>> start GIVEN DATA

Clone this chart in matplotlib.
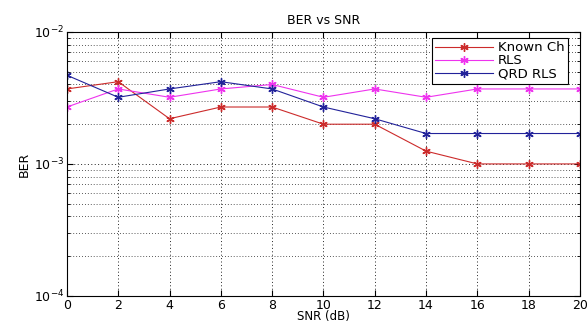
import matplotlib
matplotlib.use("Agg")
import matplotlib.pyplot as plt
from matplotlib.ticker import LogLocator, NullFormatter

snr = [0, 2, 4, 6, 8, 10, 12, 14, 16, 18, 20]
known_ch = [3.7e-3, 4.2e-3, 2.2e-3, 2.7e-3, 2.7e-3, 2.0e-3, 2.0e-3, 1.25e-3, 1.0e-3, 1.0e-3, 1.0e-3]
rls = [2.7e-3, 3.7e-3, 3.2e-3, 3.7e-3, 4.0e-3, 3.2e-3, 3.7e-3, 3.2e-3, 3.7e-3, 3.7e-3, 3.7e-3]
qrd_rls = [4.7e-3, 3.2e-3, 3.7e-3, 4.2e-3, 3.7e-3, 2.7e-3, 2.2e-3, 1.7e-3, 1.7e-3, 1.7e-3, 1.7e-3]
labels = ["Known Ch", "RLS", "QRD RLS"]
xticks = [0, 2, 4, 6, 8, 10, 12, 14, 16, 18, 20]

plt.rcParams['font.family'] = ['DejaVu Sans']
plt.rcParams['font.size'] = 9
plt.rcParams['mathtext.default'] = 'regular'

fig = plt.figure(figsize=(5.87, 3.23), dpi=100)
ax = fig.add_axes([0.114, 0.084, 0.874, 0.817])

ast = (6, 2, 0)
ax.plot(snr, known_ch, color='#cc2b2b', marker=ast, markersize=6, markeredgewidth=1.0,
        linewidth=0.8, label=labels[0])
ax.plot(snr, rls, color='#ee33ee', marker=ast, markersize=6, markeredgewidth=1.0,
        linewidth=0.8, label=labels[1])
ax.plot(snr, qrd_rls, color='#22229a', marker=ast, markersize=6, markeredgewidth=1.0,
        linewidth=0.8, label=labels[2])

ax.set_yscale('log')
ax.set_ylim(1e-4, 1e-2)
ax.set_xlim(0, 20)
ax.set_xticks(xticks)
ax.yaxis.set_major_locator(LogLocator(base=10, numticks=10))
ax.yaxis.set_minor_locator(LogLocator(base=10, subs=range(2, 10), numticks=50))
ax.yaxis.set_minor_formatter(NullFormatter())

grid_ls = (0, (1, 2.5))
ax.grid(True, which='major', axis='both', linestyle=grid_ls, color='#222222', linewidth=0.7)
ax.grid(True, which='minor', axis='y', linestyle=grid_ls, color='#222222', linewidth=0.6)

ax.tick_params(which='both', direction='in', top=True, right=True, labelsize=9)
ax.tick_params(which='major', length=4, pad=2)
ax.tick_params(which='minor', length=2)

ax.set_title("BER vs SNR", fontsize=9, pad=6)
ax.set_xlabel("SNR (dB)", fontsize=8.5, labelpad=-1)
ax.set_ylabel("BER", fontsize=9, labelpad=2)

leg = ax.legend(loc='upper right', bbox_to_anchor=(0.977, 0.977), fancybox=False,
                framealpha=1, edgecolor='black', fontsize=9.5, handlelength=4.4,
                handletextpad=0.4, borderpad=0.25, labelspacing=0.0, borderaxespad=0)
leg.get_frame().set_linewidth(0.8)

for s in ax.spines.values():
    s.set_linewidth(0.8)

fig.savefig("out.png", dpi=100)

>> end GIVEN DATA

[YOUR TASK] Copy out the data above exactly, except the pictures.

[EXPECTED ANSWER]
Clone this chart in matplotlib.
import matplotlib
matplotlib.use("Agg")
import matplotlib.pyplot as plt
from matplotlib.ticker import LogLocator, NullFormatter

snr = [0, 2, 4, 6, 8, 10, 12, 14, 16, 18, 20]
known_ch = [3.7e-3, 4.2e-3, 2.2e-3, 2.7e-3, 2.7e-3, 2.0e-3, 2.0e-3, 1.25e-3, 1.0e-3, 1.0e-3, 1.0e-3]
rls = [2.7e-3, 3.7e-3, 3.2e-3, 3.7e-3, 4.0e-3, 3.2e-3, 3.7e-3, 3.2e-3, 3.7e-3, 3.7e-3, 3.7e-3]
qrd_rls = [4.7e-3, 3.2e-3, 3.7e-3, 4.2e-3, 3.7e-3, 2.7e-3, 2.2e-3, 1.7e-3, 1.7e-3, 1.7e-3, 1.7e-3]
labels = ["Known Ch", "RLS", "QRD RLS"]
xticks = [0, 2, 4, 6, 8, 10, 12, 14, 16, 18, 20]

plt.rcParams['font.family'] = ['DejaVu Sans']
plt.rcParams['font.size'] = 9
plt.rcParams['mathtext.default'] = 'regular'

fig = plt.figure(figsize=(5.87, 3.23), dpi=100)
ax = fig.add_axes([0.114, 0.084, 0.874, 0.817])

ast = (6, 2, 0)
ax.plot(snr, known_ch, color='#cc2b2b', marker=ast, markersize=6, markeredgewidth=1.0,
        linewidth=0.8, label=labels[0])
ax.plot(snr, rls, color='#ee33ee', marker=ast, markersize=6, markeredgewidth=1.0,
        linewidth=0.8, label=labels[1])
ax.plot(snr, qrd_rls, color='#22229a', marker=ast, markersize=6, markeredgewidth=1.0,
        linewidth=0.8, label=labels[2])

ax.set_yscale('log')
ax.set_ylim(1e-4, 1e-2)
ax.set_xlim(0, 20)
ax.set_xticks(xticks)
ax.yaxis.set_major_locator(LogLocator(base=10, numticks=10))
ax.yaxis.set_minor_locator(LogLocator(base=10, subs=range(2, 10), numticks=50))
ax.yaxis.set_minor_formatter(NullFormatter())

grid_ls = (0, (1, 2.5))
ax.grid(True, which='major', axis='both', linestyle=grid_ls, color='#222222', linewidth=0.7)
ax.grid(True, which='minor', axis='y', linestyle=grid_ls, color='#222222', linewidth=0.6)

ax.tick_params(which='both', direction='in', top=True, right=True, labelsize=9)
ax.tick_params(which='major', length=4, pad=2)
ax.tick_params(which='minor', length=2)

ax.set_title("BER vs SNR", fontsize=9, pad=6)
ax.set_xlabel("SNR (dB)", fontsize=8.5, labelpad=-1)
ax.set_ylabel("BER", fontsize=9, labelpad=2)

leg = ax.legend(loc='upper right', bbox_to_anchor=(0.977, 0.977), fancybox=False,
                framealpha=1, edgecolor='black', fontsize=9.5, handlelength=4.4,
                handletextpad=0.4, borderpad=0.25, labelspacing=0.0, borderaxespad=0)
leg.get_frame().set_linewidth(0.8)

for s in ax.spines.values():
    s.set_linewidth(0.8)

fig.savefig("out.png", dpi=100)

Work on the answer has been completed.